COLLECTED MATERIAL:
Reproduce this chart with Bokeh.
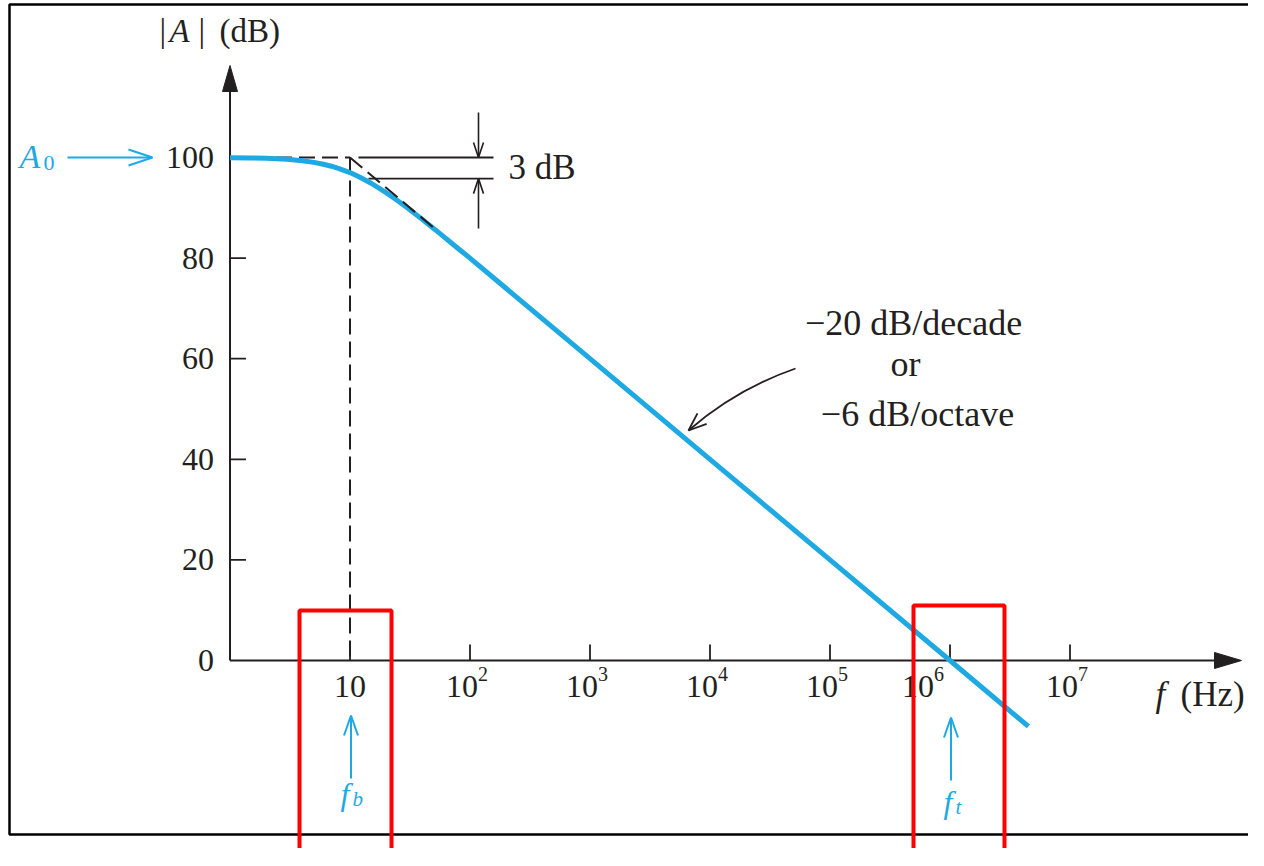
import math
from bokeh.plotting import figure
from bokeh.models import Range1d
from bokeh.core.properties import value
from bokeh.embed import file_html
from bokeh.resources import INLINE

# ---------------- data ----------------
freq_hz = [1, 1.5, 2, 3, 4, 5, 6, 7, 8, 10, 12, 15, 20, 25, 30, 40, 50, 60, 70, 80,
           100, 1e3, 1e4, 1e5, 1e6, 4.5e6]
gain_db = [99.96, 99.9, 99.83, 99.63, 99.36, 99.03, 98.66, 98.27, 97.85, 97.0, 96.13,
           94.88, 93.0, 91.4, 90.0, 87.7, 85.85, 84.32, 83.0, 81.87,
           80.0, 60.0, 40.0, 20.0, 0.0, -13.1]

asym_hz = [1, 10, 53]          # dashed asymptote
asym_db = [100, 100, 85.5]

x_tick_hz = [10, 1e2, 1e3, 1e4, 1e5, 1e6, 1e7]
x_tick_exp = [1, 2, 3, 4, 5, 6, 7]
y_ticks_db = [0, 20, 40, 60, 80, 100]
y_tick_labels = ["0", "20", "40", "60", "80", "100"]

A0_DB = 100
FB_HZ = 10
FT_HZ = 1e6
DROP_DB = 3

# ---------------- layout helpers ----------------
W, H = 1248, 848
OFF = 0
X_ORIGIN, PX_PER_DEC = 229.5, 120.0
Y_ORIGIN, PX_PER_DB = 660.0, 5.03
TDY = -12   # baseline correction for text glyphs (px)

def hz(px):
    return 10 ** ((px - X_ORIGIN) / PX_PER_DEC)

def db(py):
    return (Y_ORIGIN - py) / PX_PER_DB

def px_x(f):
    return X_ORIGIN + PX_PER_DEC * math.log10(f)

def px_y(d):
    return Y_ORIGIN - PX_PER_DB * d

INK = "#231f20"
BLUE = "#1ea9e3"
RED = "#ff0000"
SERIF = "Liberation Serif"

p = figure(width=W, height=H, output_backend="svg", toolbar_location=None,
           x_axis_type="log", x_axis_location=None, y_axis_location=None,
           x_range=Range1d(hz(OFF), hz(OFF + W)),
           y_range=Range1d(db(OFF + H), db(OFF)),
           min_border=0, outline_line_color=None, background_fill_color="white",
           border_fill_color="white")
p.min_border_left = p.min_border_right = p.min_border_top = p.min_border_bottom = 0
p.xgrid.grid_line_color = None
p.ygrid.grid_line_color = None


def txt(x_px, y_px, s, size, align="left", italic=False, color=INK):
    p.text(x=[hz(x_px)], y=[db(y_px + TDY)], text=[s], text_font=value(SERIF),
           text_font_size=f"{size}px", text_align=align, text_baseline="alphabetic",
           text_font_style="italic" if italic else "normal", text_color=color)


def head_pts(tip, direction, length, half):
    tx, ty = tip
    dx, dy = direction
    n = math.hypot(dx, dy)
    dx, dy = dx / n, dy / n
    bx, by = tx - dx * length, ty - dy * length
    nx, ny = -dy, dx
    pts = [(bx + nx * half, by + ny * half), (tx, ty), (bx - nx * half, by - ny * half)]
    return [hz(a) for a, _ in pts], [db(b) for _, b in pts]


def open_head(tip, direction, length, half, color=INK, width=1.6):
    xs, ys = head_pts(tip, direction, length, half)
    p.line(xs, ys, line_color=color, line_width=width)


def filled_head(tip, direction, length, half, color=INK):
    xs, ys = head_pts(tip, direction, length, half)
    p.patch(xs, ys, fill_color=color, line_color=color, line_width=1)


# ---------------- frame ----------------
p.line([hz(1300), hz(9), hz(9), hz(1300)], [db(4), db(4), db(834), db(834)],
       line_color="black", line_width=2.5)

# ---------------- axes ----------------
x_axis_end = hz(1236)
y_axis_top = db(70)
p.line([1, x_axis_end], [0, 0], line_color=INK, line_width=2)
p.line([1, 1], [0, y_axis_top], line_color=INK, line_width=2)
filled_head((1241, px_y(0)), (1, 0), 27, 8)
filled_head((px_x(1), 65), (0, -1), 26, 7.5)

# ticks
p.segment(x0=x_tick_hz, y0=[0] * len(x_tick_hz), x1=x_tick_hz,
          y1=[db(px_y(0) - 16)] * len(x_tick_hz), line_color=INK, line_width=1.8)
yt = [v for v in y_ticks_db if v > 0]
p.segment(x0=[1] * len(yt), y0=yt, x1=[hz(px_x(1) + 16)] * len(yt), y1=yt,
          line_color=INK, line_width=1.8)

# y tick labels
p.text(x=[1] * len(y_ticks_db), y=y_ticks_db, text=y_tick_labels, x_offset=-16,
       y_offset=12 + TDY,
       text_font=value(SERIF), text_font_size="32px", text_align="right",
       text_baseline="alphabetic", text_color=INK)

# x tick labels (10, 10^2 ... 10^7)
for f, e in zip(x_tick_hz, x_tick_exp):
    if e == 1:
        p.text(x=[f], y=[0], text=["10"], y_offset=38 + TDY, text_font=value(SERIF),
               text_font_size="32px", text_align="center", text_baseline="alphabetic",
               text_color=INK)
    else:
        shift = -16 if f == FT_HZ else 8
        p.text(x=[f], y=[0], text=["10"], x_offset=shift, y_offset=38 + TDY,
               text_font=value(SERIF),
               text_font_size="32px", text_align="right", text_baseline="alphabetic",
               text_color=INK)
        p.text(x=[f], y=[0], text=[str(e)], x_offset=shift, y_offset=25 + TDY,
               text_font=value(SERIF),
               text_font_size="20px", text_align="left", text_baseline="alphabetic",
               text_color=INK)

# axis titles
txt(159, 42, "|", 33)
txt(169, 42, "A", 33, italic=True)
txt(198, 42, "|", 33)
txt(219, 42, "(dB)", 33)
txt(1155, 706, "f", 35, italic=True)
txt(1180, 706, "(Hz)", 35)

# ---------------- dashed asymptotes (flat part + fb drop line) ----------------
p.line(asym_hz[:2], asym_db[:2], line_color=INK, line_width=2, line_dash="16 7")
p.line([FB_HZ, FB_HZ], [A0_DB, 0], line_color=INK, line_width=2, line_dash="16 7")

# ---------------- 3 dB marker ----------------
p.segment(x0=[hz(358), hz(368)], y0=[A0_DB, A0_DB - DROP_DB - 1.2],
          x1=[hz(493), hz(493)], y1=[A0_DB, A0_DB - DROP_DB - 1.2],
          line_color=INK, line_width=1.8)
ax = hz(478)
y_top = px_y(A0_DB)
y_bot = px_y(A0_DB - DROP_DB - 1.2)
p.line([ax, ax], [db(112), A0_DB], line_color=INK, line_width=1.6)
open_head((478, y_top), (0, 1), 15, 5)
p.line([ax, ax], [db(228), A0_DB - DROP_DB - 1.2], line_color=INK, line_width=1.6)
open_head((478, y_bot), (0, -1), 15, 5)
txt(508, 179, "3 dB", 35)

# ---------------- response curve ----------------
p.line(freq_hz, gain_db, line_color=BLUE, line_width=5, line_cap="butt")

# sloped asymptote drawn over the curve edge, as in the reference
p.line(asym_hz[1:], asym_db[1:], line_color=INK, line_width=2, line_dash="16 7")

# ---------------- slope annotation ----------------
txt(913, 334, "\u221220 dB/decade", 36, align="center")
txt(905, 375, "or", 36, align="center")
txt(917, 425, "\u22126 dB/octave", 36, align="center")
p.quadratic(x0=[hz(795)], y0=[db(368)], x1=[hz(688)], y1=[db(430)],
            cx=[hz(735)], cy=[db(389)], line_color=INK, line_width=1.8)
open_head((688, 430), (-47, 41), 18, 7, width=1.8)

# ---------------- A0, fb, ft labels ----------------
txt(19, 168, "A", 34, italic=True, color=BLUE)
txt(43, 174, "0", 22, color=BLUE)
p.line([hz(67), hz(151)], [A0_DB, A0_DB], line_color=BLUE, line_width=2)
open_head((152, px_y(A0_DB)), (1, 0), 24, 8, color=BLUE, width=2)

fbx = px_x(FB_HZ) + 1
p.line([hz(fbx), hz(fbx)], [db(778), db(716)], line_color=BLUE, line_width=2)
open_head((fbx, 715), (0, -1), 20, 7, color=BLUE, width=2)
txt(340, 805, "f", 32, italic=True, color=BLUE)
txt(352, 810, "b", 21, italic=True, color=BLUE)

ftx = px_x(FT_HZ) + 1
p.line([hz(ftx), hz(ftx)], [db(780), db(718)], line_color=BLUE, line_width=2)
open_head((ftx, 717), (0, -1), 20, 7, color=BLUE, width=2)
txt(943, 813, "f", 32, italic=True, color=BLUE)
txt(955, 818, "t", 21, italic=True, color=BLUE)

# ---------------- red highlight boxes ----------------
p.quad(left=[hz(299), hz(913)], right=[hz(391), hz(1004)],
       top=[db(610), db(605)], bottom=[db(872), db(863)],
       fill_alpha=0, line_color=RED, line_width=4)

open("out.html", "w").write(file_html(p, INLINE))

SET PROBLEM:
Restate exactly, please, only the lines between the start of the data and the line containing "asym_db = [100, 100, 85.5]", both ends included, skipping the pictures.

TASK RESULT:
Reproduce this chart with Bokeh.
import math
from bokeh.plotting import figure
from bokeh.models import Range1d
from bokeh.core.properties import value
from bokeh.embed import file_html
from bokeh.resources import INLINE

# ---------------- data ----------------
freq_hz = [1, 1.5, 2, 3, 4, 5, 6, 7, 8, 10, 12, 15, 20, 25, 30, 40, 50, 60, 70, 80,
           100, 1e3, 1e4, 1e5, 1e6, 4.5e6]
gain_db = [99.96, 99.9, 99.83, 99.63, 99.36, 99.03, 98.66, 98.27, 97.85, 97.0, 96.13,
           94.88, 93.0, 91.4, 90.0, 87.7, 85.85, 84.32, 83.0, 81.87,
           80.0, 60.0, 40.0, 20.0, 0.0, -13.1]

asym_hz = [1, 10, 53]          # dashed asymptote
asym_db = [100, 100, 85.5]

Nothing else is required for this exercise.